Data lines:
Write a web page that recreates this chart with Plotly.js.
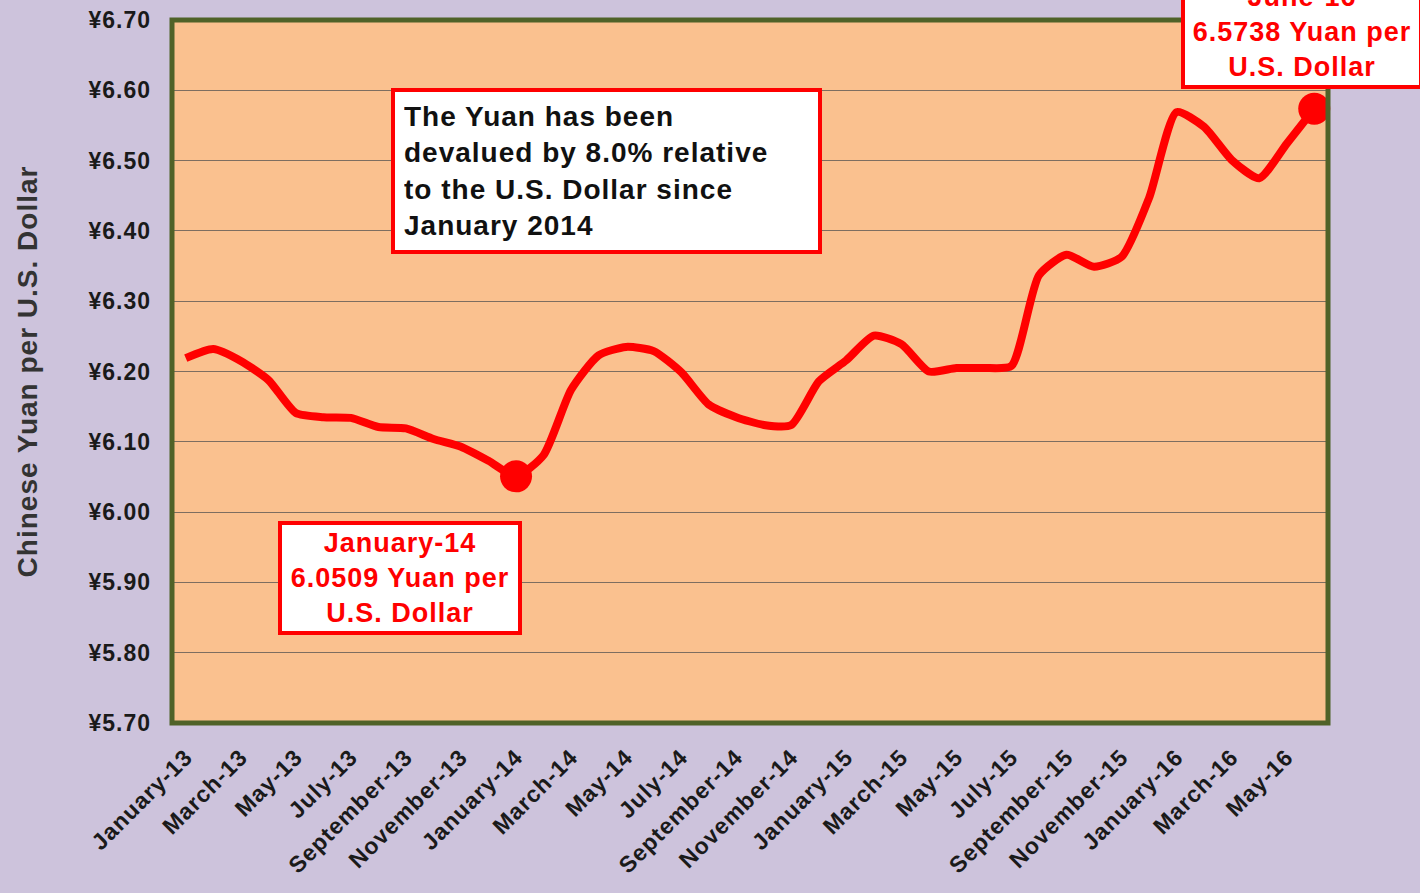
<!DOCTYPE html>
<html>
<head>
<meta charset="utf-8">
<script src="https://cdn.plot.ly/plotly-3.0.1.min.js"></script>
<style>
html,body{margin:0;padding:0;background:#CDC3DC;}
#chart{width:1420px;height:893px;}
text{letter-spacing:1px;}
</style>
</head>
<body>
<div id="chart"></div>
<script>
// Months (categories)
const months = [
  "January-13","February-13","March-13","April-13","May-13","June-13","July-13","August-13","September-13","October-13","November-13","December-13",
  "January-14","February-14","March-14","April-14","May-14","June-14","July-14","August-14","September-14","October-14","November-14","December-14",
  "January-15","February-15","March-15","April-15","May-15","June-15","July-15","August-15","September-15","October-15","November-15","December-15",
  "January-16","February-16","March-16","April-16","May-16","June-16"
];
// Chinese Yuan per U.S. Dollar
const yuanPerDollar = [
  6.219, 6.232, 6.215, 6.188, 6.141, 6.135, 6.134, 6.121, 6.119, 6.104, 6.093, 6.073,
  6.0509, 6.081, 6.174, 6.223, 6.235, 6.229, 6.199, 6.153, 6.135, 6.124, 6.124, 6.186,
  6.216, 6.251, 6.239, 6.200, 6.205, 6.205, 6.208, 6.337, 6.366, 6.349, 6.363, 6.447,
  6.569, 6.548, 6.501, 6.475, 6.524, 6.5738
];
// Tick labels shown on the x axis
const tickLabels = [
  "January-13","March-13","May-13","July-13","September-13","November-13",
  "January-14","March-14","May-14","July-14","September-14","November-14",
  "January-15","March-15","May-15","July-15","September-15","November-15",
  "January-16","March-16","May-16"
];
// Highlighted points
const highlightMonths = ["January-14","June-16"];
const yTickVals = [5.70,5.80,5.90,6.00,6.10,6.20,6.30,6.40,6.50,6.60,6.70];
const yTickText = yTickVals.map(v => "¥" + v.toFixed(2));

const highlightValues = highlightMonths.map(m => yuanPerDollar[months.indexOf(m)]);

const FONT = "Liberation Sans, Arial, sans-serif";

const traces = [
  {
    x: months, y: yuanPerDollar, type: "scatter", mode: "lines",
    line: {color: "#FF0000", width: 8, shape: "spline", smoothing: 0.6},
    hoverinfo: "x+y", showlegend: false, cliponaxis: false
  },
  {
    x: highlightMonths, y: highlightValues, type: "scatter", mode: "markers",
    marker: {color: "#FF0000", size: 32},
    showlegend: false, cliponaxis: false
  }
];

const layout = {
  width: 1420, height: 893,
  paper_bgcolor: "#CDC3DC",
  plot_bgcolor: "#FAC18F",
  margin: {l: 172, r: 92, t: 20, b: 170},
  font: {family: FONT, color: "#1a1a1a"},
  showlegend: false,
  xaxis: {
    type: "category",
    categoryorder: "array", categoryarray: months,
    range: [-0.5, months.length - 0.5],
    tickmode: "array", tickvals: tickLabels, ticktext: tickLabels,
    tickangle: -45,
    tickfont: {family: FONT, size: 23, weight: "bold", color: "#1a1a1a"},
    ticklabelstandoff: 15,
    showgrid: false, zeroline: false, showline: false,
    ticks: "", fixedrange: true
  },
  yaxis: {
    range: [5.70, 6.70],
    tickmode: "array", tickvals: yTickVals, ticktext: yTickText,
    tickfont: {family: FONT, size: 23, weight: "bold", color: "#1a1a1a"},
    ticklabelstandoff: 20,
    showgrid: true, gridcolor: "#7D6E60", gridwidth: 1,
    zeroline: false, showline: false, ticks: "",
    title: {text: "Chinese Yuan per U.S. Dollar", standoff: 42,
            font: {family: FONT, size: 28, weight: "bold", color: "#333333"}},
    fixedrange: true
  },
  shapes: [
    {type: "rect", xref: "paper", yref: "paper", x0: 0, x1: 1, y0: 0, y1: 1,
     line: {color: "#4F6228", width: 5}, fillcolor: "rgba(0,0,0,0)", layer: "above"}
  ],
  annotations: [
    {
      xref: "paper", yref: "paper", x: 0.3759, y: 0.785, xanchor: "center", yanchor: "middle",
      text: "The Yuan has been<br>devalued by 8.0% relative<br>to the U.S. Dollar since<br>January 2014",
      align: "left", showarrow: false,
      font: {family: FONT, size: 28, weight: "bold", color: "#111111"},
      bgcolor: "#FFFFFF", bordercolor: "#FF0000", borderwidth: 4, borderpad: 9,
      width: 405
    },
    {
      xref: "paper", yref: "paper", x: 0.1972, y: 0.2063, xanchor: "center", yanchor: "middle",
      text: "January-14<br>6.0509 Yuan per<br>U.S. Dollar",
      align: "center", showarrow: false,
      font: {family: FONT, size: 27, weight: "bold", color: "#FF0000"},
      bgcolor: "#FFFFFF", bordercolor: "#FF0000", borderwidth: 4, borderpad: 3,
      width: 230
    },
    {
      xref: "paper", yref: "paper", x: 0.9775, y: 0.983, xanchor: "center", yanchor: "middle",
      text: "June-16<br>6.5738 Yuan per<br>U.S. Dollar",
      align: "center", showarrow: false,
      font: {family: FONT, size: 27, weight: "bold", color: "#FF0000"},
      bgcolor: "#FFFFFF", bordercolor: "#FF0000", borderwidth: 4, borderpad: 3,
      width: 228
    }
  ]
};

Plotly.newPlot("chart", traces, layout, {displayModeBar: false, staticPlot: true});
</script>
</body>
</html>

Instructions for the task:
Find all lines with "chart" in them and copy each one.

Solution to this task:
Write a web page that recreates this chart with Plotly.js.
#chart{width:1420px;height:893px;}
<div id="chart"></div>
Plotly.newPlot("chart", traces, layout, {displayModeBar: false, staticPlot: true});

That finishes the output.